→ EXERCISE TASK
Set down only those lines that fall from the line containing "Output the web" through the line containing "padding: [0, 6, 0, 0]", unchanged and without pictures.

(Charts and diagrams as code)

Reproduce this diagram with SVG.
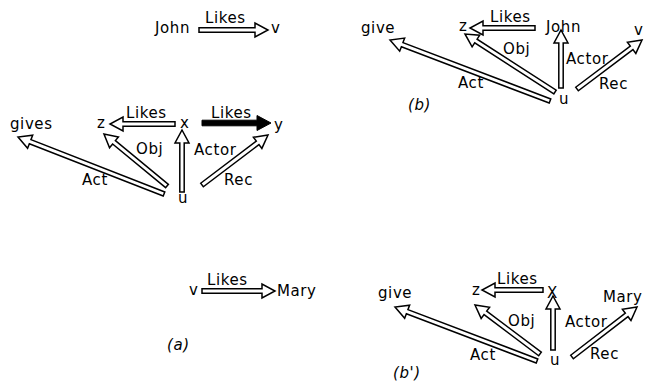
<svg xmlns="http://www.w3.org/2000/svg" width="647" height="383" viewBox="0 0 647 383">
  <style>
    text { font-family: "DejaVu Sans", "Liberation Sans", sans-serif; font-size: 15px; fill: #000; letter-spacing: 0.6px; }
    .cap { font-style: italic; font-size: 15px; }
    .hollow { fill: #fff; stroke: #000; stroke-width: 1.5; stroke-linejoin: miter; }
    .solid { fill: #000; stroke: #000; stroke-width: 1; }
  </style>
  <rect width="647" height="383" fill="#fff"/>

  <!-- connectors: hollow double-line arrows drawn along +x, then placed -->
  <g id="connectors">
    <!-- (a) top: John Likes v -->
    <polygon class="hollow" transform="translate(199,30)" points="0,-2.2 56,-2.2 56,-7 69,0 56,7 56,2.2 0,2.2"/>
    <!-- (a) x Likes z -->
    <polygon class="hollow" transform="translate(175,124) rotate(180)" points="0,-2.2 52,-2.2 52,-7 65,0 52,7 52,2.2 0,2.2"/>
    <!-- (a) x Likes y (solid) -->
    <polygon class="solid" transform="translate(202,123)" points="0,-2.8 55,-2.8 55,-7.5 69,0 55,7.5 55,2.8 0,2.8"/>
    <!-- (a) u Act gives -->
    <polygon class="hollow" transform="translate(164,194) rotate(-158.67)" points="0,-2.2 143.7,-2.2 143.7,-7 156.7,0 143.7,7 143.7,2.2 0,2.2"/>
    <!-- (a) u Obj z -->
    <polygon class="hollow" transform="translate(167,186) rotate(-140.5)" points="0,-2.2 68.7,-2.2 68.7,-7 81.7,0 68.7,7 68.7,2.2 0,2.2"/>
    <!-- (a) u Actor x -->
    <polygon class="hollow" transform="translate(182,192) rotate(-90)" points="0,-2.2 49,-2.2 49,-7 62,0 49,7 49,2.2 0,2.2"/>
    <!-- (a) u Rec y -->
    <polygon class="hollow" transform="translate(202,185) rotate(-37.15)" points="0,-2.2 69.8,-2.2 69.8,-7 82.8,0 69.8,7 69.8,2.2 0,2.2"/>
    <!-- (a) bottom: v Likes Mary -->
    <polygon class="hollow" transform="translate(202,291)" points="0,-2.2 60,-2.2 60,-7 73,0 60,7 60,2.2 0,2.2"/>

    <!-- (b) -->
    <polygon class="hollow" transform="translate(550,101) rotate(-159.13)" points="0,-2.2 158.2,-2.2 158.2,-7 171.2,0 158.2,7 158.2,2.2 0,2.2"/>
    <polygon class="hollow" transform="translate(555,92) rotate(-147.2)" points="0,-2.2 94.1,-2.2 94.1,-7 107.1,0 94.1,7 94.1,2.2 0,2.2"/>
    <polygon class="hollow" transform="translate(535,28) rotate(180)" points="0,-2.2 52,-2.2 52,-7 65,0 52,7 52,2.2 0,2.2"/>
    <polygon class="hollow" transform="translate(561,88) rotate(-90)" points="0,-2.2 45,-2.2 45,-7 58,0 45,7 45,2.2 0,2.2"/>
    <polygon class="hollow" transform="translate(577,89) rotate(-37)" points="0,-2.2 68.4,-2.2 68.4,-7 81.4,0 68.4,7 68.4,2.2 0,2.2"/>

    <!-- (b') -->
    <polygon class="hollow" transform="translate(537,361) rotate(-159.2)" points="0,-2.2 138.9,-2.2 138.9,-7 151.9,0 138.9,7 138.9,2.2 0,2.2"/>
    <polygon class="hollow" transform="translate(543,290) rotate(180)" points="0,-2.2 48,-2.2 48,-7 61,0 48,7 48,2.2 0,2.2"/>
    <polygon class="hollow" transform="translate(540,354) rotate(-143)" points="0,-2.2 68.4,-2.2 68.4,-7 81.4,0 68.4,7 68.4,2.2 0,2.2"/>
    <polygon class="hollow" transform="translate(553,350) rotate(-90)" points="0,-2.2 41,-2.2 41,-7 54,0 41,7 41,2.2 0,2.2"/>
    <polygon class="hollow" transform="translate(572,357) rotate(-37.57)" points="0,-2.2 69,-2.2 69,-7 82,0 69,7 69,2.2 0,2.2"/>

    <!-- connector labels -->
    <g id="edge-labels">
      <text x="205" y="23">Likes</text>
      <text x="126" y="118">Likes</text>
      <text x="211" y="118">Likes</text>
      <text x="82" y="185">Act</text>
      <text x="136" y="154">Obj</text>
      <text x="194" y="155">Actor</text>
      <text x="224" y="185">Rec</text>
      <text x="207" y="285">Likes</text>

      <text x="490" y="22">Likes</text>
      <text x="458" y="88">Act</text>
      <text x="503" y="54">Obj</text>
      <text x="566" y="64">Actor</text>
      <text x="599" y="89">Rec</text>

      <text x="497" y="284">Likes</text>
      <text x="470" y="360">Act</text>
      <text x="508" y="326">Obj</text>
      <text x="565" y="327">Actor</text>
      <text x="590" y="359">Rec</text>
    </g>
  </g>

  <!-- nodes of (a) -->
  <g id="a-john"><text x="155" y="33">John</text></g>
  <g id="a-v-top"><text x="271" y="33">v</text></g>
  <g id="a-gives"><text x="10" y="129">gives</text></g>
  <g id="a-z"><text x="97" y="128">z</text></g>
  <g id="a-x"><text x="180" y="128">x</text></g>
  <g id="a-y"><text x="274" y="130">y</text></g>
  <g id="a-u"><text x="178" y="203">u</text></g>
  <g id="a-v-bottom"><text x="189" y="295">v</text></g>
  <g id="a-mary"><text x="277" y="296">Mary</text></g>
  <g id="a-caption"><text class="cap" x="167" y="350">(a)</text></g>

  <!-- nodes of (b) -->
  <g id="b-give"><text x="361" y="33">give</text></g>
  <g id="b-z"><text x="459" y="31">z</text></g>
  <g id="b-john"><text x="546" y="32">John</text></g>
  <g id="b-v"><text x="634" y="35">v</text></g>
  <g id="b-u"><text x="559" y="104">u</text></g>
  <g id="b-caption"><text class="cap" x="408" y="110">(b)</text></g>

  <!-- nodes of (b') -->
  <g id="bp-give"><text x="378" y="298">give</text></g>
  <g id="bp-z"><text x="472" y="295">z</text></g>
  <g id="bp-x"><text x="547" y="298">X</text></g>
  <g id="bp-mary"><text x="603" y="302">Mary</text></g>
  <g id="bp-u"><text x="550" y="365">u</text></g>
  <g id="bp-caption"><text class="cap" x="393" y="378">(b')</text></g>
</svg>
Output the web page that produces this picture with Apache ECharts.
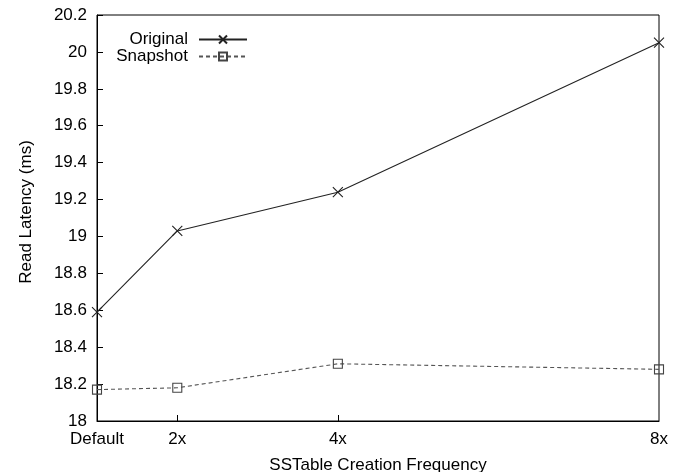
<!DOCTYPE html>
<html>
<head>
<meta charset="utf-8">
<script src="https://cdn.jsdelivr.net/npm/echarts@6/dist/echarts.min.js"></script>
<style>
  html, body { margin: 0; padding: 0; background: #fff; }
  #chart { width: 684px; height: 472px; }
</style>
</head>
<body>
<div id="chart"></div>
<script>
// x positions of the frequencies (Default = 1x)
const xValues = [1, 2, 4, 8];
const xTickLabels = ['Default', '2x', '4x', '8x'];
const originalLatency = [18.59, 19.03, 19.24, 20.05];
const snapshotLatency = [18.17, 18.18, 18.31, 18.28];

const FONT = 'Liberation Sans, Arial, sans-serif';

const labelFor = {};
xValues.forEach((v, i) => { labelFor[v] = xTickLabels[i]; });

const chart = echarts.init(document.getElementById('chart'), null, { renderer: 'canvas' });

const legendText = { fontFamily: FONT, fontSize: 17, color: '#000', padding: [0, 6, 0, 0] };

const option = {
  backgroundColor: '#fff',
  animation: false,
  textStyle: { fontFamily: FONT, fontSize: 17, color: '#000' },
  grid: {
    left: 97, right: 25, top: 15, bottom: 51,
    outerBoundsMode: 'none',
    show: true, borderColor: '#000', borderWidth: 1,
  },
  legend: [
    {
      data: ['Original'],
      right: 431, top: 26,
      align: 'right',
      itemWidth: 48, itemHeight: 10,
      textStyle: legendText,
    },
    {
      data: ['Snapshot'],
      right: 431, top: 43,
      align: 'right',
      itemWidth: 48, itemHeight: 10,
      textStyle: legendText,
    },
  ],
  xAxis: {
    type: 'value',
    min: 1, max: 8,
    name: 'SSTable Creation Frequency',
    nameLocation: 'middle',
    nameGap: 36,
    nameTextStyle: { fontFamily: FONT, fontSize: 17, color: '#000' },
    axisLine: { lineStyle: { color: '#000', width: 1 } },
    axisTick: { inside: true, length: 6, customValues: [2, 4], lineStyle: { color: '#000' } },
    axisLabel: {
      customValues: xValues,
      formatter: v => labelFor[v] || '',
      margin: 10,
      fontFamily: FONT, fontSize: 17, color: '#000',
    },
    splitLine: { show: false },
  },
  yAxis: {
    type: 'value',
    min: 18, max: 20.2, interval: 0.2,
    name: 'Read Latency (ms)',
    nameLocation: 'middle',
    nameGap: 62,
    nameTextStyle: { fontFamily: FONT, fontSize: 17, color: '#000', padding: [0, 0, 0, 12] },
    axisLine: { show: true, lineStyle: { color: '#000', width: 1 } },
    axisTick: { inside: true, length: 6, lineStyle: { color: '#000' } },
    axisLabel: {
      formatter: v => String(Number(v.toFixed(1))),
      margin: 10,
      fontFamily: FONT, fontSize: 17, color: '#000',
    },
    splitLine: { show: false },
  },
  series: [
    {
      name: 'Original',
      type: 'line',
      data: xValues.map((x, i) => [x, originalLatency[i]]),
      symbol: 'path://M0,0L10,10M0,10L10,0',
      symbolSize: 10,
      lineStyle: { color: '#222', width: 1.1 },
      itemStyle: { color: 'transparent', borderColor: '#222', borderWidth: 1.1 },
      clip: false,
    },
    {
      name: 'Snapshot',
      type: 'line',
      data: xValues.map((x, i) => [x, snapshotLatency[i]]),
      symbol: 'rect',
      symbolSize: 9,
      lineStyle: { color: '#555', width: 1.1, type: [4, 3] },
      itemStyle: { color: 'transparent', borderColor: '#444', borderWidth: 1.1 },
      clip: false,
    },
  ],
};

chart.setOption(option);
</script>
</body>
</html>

→ SOLVED EXERCISE
Output the web page that produces this picture with Apache ECharts.
<!DOCTYPE html>
<html>
<head>
<meta charset="utf-8">
<script src="https://cdn.jsdelivr.net/npm/echarts@6/dist/echarts.min.js"></script>
<style>
  html, body { margin: 0; padding: 0; background: #fff; }
  #chart { width: 684px; height: 472px; }
</style>
</head>
<body>
<div id="chart"></div>
<script>
// x positions of the frequencies (Default = 1x)
const xValues = [1, 2, 4, 8];
const xTickLabels = ['Default', '2x', '4x', '8x'];
const originalLatency = [18.59, 19.03, 19.24, 20.05];
const snapshotLatency = [18.17, 18.18, 18.31, 18.28];

const FONT = 'Liberation Sans, Arial, sans-serif';

const labelFor = {};
xValues.forEach((v, i) => { labelFor[v] = xTickLabels[i]; });

const chart = echarts.init(document.getElementById('chart'), null, { renderer: 'canvas' });

const legendText = { fontFamily: FONT, fontSize: 17, color: '#000', padding: [0, 6, 0, 0] };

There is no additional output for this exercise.